Permian basin total output was 1.69 mb/d, higher y-o-y by 0.43 mb/d, according to RRC data. Permian shale output increased by 0.2 mb/d this year to 0.37 mb/d, compared to growth of 50 tb/d in 2013. The Permian accounts for almost one-third of US drilling activity, with Baker Hughes data showing 527 rigs active in the basin, compared to 460 a year earlier. In the Midland basin, horizontal activity is focused on the Wolfcamp and Spraberry layers, which cover eight counties in West Texas. There is greater potential for drilling efficiencies to be realized in the Midland basin, as only 60% of new wells drilled in the layer are pad wells, compared to just over 80% in the Eagle Ford. There is also disparity between drilling efficiencies in the Eagle Ford and Permian basins, with a horizontal rig in the Eagle Ford able to drill a well in 13 days, versus 25 days in the Permian. This can be attributed to the proliferation of pad drilling in the Eagle Ford (pad wells have risen from 38% of total wells drilled in 2011 to over 80% today).

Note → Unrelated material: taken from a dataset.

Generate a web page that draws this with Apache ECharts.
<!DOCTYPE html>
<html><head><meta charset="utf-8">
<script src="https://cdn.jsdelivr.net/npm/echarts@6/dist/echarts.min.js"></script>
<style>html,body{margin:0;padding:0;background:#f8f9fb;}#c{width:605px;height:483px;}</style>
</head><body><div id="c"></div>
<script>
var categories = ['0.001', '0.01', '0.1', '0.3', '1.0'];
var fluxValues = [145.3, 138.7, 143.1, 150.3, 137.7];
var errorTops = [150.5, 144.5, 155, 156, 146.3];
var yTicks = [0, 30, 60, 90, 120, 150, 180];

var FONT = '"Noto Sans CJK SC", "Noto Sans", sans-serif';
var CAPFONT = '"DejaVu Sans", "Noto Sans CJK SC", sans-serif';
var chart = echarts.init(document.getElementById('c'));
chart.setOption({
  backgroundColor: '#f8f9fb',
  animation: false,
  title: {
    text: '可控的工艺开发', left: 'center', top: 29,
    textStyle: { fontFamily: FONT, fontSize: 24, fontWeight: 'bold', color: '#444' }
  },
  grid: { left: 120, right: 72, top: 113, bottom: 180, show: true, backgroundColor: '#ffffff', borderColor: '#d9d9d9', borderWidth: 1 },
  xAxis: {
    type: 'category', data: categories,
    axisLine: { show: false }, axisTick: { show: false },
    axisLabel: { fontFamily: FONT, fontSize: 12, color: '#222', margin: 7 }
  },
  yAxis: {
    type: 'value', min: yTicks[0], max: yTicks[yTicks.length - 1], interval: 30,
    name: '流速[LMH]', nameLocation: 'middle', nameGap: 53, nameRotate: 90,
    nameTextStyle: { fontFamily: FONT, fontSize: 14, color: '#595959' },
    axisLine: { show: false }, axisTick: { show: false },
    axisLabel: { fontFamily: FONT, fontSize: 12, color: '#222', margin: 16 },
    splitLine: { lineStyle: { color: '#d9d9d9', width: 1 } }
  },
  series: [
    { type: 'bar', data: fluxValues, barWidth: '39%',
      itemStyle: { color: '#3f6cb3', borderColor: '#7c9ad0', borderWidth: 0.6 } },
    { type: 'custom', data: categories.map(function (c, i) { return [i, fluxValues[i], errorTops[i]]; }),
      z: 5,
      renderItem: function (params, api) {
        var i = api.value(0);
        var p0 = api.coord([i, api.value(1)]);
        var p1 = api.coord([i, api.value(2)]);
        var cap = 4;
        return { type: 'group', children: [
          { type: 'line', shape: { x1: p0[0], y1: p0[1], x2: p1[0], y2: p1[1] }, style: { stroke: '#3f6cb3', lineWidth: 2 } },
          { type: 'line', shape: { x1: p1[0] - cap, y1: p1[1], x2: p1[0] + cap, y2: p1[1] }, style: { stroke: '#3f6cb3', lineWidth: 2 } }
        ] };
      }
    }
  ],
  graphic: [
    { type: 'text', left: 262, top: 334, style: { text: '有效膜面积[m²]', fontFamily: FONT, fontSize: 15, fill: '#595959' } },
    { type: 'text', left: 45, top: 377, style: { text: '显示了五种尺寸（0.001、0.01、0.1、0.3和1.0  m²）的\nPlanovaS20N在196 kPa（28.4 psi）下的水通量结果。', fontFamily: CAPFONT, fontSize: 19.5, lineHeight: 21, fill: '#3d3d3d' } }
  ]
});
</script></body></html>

New projects that started to come online in 4Q14 (peak production capacity of 0.26 mb/d) should boost GOM output at year end. The Cardamom (50 tboe/d) project came online in September; mid-November saw the commencement of first oil at Chevron and Hess’ Tubular Bells development, which is expected to produce roughly 50 tboe/d by year end. Anadarko’s Lucius project produced first oil in December and finally, Jack St. Malo also started up in December with a peak capacity of 0.1 mb/d. Thus, averaged across the year, GOM volumes are unlikely to grow by much more than 0.1 mb/d, as high decline rates at existing fields offset much of the new additions. Overall, it is expected that in 1H15, y-o-y growth will accelerate to 0.15 mb/d, supported by 4Q14 ramp-ups.

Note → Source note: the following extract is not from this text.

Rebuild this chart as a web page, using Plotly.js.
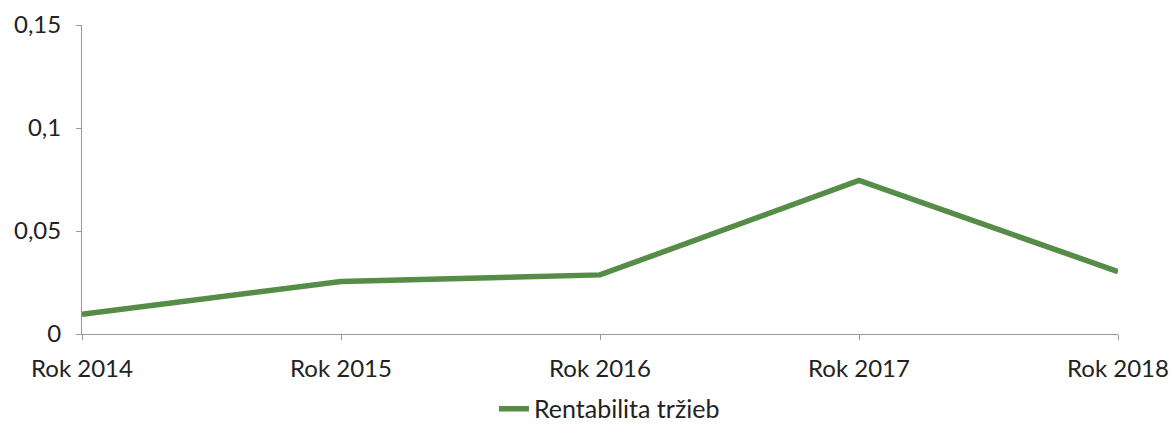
<!DOCTYPE html>
<html>
<head>
<meta charset="utf-8">
<script src="https://cdn.plot.ly/plotly-3.0.1.min.js"></script>
<style>html,body{margin:0;padding:0;background:#fff;}#chart{width:1172px;height:436px;}</style>
</head>
<body>
<div id="chart"></div>
<script>
const categories = ["Rok 2014", "Rok 2015", "Rok 2016", "Rok 2017", "Rok 2018"];
const seriesName = "Rentabilita tržieb";
const values = [0.0096, 0.0255, 0.0287, 0.0745, 0.0303];
const yTicks = [0, 0.05, 0.1, 0.15];
const yTickLabels = ["0", "0,05", "0,1", "0,15"];

const font = {family: "Lato, 'Open Sans', sans-serif", size: 24, color: "#222"};

Plotly.newPlot("chart", [{
  x: categories,
  y: values,
  type: "scatter",
  mode: "lines",
  name: seriesName,
  line: {color: "#558c46", width: 5.5}
}], {
  width: 1172, height: 436,
  margin: {l: 82, r: 54, t: 25, b: 102, autoexpand: false},
  paper_bgcolor: "#fff", plot_bgcolor: "#fff",
  font: font,
  showlegend: true,
  legend: {orientation: "h", x: 0.52, xanchor: "center", xref: "container",
           y: 0.062, yanchor: "middle", yref: "container",
           font: {family: font.family, size: 25, color: "#222"}},
  xaxis: {
    type: "category", range: [0, 4],
    showgrid: false, zeroline: false,
    showline: true, linecolor: "#999", linewidth: 1,
    ticks: "outside", ticklen: 5, tickcolor: "#999",
    ticklabelstandoff: 8,
    tickfont: font, fixedrange: true, automargin: false
  },
  yaxis: {
    range: [0, 0.15],
    tickvals: yTicks, ticktext: yTickLabels,
    showgrid: false, zeroline: false,
    showline: true, linecolor: "#999", linewidth: 1,
    ticks: "outside", ticklen: 5, tickcolor: "#999",
    ticklabelstandoff: 10,
    tickfont: font, fixedrange: true, automargin: false
  }
}, {displayModeBar: false, staticPlot: true});
</script>
</body>
</html>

One area also likely to be impacted is US Gulf Coast (USGC) NGL output. Some producers have started shifting rigs away from NGLs/liquids into dry gas production in regions such as Haynesville in response to lower crude prices. The latter is believed to offer better returns. NGL prices have fallen by some 35% and Eagle Ford rig counts have declined by 18 since July.

In general, with rig counts declining in major tight crude production regions, producers are likely to cut back on drilling activity, particularly in the fringe areas, as capex is being reduced, which will ultimately reduce growth rates, albeit with a time lag. NGL output across the US is at risk, with some rigs already moving to dry gas plays. On a quarterly basis in 2014, US oil supply is expected to stand at 12.00 mb/d, 12.83 mb/d, 13.16 mb/d and 13.41 mb/d, respectively.